There are a couple of contributions in the paper (https://arxiv.org/abs/1705.03122) apart from demonstrating the feasibility of CNNs for translation, e.g. the multi-hop attention in combination with a CNN language model, the wiring of the CNN encoder[1], or an initialization scheme for GLUs that, when combined with appropriate scaling for residual connections, enables the training of very deep networks without batch normalization.

[1] In previous work (https://arxiv.org/abs/1611.02344), we required two CNNs in the encoder: one for the keys (dot products) and one for the values (decoder input).

1 comments

> there have been a couple of attempts to use CNNs for translation already, but none of them outperformed big and well-tuned LSTM systems

It is true that QRNN had results on mostly small-scale benchmarks, but it seemed that Bytenet especially the second version had SOTA results both for language models with characters and for machine translation with characters on the same large-scale En-De WMT task that is used in this paper.

MT with characters, with regards to ordering, structure, etc, is potentially much harder than with words or word-pieces, since the encoded sequences are 5 or 6 times longer on average, and the meanings of words need to be built up from individual characters.

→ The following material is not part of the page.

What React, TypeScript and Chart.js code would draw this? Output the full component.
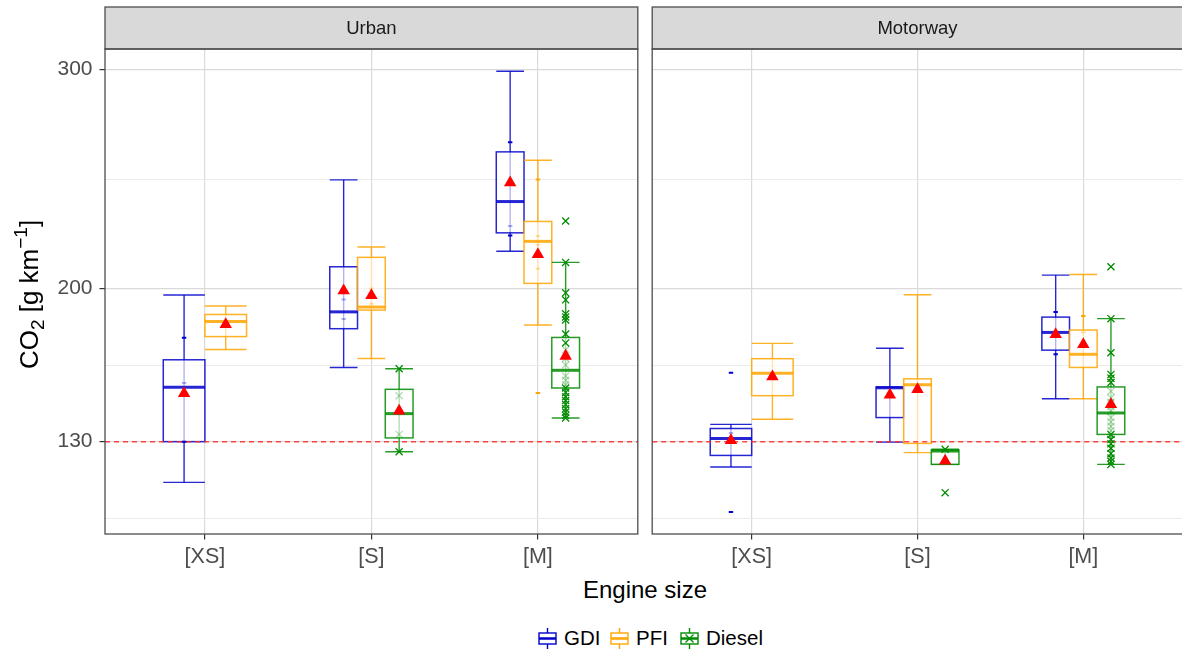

Yes, ByteNet v2 outperforms LSTMs on characters but not on word pieces. It would be interesting to see how our model performs on characters, especially when scaled up to the size of ByteNet (30+30 layers) and also how ByteNet performs on BPE codes. I think that character-level NMT is definitely interesting and worth investigating, but from a practical point of view it makes sense to choose a representation that achieves the maximum translation accuracy and speed.